|IAPA concerned over revocation of Cuban journalist’s visa|
Miami (July 23, 2004).- The Inter American Press Association (IAPA) sent a complaint to the U.S. State Department on the revocation of political refugee status previously granted to Cuban independent journalist, Bernardo Arévalo Padrón, who spent six years in prison convicted of “desacato,” insulting a public official.
In a letter signed by the chairman of the Committee on Freedom of the Press and Information, Rafael Molina, to the coordinator of the Cuban Affairs Desk at the State Department, the IAPA expressed its concern and surprise regarding the decision of U.S. officials to cancel the visa for Arévalo Padrón and his wife, Libertad Acosta Díaz.
Following is the main text of the letter:
“The Inter American Press Association, representing more than 1,300 newspapers and magazines throughout the Western Hemisphere in defending freedom of the press, expresses its concern and surprise regarding the decision of U.S. officials to revoke the visa, without right of appeal, of independent journalist Bernardo Arévalo Padrón and his wife, Libertad Acosta Diaz, after having been granted permission to travel and remain in the country as political refugees.

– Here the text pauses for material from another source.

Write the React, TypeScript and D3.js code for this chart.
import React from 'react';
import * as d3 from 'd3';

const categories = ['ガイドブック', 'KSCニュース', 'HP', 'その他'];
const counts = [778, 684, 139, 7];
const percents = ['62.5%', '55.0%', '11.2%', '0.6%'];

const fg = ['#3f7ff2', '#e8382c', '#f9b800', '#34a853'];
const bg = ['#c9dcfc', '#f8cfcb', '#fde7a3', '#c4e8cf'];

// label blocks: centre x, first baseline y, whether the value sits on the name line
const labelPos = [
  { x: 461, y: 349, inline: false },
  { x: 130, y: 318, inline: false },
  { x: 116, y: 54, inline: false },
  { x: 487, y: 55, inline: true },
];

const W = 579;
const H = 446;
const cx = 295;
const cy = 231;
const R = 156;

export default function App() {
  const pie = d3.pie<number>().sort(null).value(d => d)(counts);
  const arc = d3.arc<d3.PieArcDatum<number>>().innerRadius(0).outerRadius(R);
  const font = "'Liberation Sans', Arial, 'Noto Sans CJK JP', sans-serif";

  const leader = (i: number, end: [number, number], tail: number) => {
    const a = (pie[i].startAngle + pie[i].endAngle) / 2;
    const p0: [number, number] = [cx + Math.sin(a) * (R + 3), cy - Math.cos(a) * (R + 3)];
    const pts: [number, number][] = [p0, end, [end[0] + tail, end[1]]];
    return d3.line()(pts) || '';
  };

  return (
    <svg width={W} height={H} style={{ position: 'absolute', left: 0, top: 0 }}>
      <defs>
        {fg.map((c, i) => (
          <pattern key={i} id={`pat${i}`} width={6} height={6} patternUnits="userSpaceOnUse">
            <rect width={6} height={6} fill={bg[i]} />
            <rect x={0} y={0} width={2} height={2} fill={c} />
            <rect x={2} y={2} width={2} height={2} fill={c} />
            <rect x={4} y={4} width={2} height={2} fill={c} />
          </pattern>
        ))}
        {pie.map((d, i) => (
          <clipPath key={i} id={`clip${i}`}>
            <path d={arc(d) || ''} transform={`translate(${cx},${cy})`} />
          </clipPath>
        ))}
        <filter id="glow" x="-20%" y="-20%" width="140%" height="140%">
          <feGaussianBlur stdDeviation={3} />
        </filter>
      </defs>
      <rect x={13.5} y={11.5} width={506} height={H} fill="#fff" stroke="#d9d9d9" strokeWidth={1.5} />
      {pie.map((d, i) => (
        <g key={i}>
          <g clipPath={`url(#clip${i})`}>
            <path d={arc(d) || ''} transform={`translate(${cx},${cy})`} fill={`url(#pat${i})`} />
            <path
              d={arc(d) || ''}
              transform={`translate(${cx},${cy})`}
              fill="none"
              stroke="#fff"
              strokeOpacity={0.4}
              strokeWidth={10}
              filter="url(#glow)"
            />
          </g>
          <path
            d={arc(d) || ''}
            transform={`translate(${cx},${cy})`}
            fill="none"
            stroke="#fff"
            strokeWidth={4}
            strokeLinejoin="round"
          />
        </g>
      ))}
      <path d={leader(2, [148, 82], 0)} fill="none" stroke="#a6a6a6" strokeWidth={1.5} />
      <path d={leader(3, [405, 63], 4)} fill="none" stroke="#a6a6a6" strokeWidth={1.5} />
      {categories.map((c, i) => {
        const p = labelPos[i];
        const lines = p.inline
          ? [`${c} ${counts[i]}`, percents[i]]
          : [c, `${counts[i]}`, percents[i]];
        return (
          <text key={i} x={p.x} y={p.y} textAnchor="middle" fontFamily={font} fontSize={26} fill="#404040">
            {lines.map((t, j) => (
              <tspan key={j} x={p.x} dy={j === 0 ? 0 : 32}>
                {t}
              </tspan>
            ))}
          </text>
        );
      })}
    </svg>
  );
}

“This surprises us because Arévalo Padrón served a six-year prison sentence in Cuba for exercising his right of freedom of expression and of the press, a sentence that during recent years and at the request of another imprisoned journalist, Raúl Rivero, regional vice chairman of press freedom and IAPA director, our organization, along with other international press associations, denounced and demanded his freedom. Mr. Arévalo Padrón is the journalist who has spent the most years in prison. He was released on November 13, 2003, only two days prior to finishing his sentence.
“As you know, in 1997 Arévalo Padrón founded in Cienfuegos province the independent journalists’ agency “Línea Sur Press” and in November of that same year was tried and sentenced for “insult” for describing President Fidel Castro and Vice President Carlos Lage as “liars.” During his time in captivity at Ariza prison in Cienfuegos he suffered poor treatment that affected his health.
“In direct communication with the IAPA, Mr. Arévalo Padrón informed us that on June 30 he was called to the U.S. Special Interests Section in Havana where he was told that his asylum request had been granted. The journalist had permission from Cuban officials to leave the country. He was planning to travel on August 25, and his trip would take him to his final destination of Fort Worth, Texas, after spending three days in Miami where he would be meeting with the IAPA.
“After contacting an employee at the U.S. Special Interests Section in Havana on July 20 to inquire about the reasons for revoking the visa, the IAPA was told that for protection of the law they could not provide that information. The journalist assured the IAPA that when he tried to find out the reason for the decision made on July 14, he was treated rudely and was not provided any answers.
“We kindly request that you reconsider this decision considering Mr. Arévalo Padrón has been one more victim of intolerance by the Cuban government, and as a result, is in a state of limbo that could give rise to unforeseen consequences Likewise, we ask that you provide us the reasons the consular officers reversed their decision on Mr. Arévalo Padrón’s status as a political refugee.”